## WRITTEN EXERCISE:
Look through the lines below and extract any with the word "script".

## DATA TO PROCESS:
::::::::

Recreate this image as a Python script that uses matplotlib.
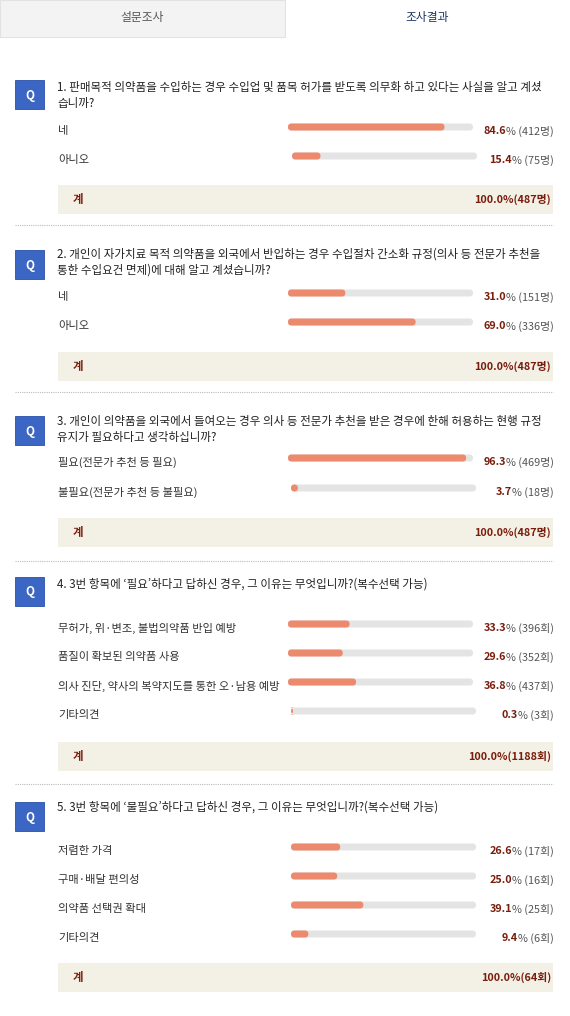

::::::::

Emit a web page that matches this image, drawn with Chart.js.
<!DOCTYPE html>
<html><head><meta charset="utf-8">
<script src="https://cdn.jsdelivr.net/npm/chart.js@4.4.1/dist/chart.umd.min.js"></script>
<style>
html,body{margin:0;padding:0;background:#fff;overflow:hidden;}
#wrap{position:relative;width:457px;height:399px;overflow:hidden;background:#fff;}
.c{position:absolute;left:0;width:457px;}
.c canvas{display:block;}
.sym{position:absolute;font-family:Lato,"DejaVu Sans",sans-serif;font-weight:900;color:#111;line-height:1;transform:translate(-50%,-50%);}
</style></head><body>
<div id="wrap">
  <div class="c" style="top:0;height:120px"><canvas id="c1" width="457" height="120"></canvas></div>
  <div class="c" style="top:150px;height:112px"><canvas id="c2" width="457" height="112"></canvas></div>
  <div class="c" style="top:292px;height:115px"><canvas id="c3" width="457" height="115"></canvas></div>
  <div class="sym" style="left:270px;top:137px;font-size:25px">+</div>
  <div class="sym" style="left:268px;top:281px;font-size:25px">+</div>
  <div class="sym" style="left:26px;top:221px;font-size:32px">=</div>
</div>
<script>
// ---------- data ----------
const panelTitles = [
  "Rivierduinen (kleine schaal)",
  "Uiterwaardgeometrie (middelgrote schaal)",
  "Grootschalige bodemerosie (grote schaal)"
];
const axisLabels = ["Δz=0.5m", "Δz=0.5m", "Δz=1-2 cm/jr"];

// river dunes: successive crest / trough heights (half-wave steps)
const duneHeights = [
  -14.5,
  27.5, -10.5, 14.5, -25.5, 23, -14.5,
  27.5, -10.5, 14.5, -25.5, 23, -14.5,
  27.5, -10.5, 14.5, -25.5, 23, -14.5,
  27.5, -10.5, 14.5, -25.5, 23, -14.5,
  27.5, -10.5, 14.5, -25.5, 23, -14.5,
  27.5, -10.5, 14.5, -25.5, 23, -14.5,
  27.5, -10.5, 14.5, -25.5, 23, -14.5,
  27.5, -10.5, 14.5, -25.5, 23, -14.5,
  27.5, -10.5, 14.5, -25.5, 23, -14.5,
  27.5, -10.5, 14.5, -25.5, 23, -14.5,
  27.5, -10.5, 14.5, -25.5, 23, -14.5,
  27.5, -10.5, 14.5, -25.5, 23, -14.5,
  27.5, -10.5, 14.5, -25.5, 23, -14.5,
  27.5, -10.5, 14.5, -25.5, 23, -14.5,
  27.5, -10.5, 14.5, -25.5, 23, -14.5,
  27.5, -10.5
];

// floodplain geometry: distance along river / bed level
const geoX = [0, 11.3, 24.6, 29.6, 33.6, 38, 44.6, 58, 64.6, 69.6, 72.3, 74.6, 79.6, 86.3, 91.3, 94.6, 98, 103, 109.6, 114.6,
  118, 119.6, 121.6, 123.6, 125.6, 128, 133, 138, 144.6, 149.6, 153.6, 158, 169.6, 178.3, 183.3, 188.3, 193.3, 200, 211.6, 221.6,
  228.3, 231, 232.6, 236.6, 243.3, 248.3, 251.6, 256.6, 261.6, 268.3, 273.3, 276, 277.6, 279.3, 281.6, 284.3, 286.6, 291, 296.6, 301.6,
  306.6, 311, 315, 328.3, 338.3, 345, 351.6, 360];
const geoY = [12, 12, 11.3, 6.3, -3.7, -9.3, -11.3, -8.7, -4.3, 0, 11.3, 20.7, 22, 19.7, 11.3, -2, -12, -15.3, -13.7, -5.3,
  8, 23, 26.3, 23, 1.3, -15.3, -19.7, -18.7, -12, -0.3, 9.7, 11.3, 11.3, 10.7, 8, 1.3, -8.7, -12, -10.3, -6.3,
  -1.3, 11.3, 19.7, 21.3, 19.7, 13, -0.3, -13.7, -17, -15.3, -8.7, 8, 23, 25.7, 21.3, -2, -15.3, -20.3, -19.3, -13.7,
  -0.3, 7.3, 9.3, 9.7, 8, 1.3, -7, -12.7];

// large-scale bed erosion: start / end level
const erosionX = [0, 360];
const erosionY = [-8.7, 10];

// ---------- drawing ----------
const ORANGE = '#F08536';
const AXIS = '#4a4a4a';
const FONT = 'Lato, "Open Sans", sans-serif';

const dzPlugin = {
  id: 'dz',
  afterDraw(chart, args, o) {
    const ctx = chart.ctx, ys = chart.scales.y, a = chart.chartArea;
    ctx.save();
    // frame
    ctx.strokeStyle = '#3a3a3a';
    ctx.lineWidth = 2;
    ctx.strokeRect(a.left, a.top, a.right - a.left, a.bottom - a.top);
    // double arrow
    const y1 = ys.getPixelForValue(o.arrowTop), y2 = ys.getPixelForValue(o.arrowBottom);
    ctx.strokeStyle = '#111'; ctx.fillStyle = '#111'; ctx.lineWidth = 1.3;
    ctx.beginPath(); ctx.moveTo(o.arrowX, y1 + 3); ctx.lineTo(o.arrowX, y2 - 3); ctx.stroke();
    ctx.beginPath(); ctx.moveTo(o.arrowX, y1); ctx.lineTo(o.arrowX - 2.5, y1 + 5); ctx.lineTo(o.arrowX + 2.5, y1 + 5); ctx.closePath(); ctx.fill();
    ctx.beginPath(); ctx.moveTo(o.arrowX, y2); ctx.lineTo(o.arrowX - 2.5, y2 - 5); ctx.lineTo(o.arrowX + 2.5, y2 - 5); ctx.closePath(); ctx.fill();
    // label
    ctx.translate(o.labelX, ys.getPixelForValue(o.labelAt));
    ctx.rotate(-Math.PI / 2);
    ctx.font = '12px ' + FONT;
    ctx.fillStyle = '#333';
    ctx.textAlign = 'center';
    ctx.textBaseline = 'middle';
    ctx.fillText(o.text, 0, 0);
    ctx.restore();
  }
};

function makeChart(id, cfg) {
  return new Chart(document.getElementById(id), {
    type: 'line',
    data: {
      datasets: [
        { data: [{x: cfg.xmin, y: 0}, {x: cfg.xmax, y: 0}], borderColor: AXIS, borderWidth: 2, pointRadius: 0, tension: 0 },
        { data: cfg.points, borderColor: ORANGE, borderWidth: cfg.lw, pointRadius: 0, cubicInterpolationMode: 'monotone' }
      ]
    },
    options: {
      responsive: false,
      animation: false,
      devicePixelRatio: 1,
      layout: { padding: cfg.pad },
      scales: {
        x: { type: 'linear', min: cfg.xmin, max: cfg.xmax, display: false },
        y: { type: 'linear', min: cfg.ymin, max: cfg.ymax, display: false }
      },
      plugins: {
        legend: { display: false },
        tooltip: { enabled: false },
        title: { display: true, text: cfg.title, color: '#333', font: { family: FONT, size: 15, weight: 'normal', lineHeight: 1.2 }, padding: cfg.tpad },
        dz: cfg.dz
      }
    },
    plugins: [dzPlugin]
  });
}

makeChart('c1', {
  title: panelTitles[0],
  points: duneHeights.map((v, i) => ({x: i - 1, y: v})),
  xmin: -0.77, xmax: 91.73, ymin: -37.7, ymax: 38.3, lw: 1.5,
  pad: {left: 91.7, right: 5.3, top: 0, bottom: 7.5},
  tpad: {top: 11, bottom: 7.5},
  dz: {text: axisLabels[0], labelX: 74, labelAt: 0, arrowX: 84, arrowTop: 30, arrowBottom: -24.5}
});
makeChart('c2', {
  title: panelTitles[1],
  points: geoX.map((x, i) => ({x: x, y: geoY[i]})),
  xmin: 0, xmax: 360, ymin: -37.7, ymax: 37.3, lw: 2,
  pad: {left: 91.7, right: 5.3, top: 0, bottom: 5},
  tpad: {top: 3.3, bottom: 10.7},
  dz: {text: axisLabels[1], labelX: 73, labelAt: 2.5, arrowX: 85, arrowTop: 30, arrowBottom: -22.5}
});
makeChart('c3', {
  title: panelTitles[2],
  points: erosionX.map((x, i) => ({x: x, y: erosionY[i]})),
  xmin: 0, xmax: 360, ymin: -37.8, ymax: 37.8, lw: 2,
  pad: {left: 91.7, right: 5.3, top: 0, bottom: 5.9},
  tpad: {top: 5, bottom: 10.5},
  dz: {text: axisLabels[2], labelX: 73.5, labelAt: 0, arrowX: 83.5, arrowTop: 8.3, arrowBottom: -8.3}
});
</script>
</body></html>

::::::::

## RESULT OF THIS EXERCISE:
Recreate this image as a Python script that uses matplotlib.
<script src="https://cdn.jsdelivr.net/npm/chart.js@4.4.1/dist/chart.umd.min.js"></script>
<script>
</script>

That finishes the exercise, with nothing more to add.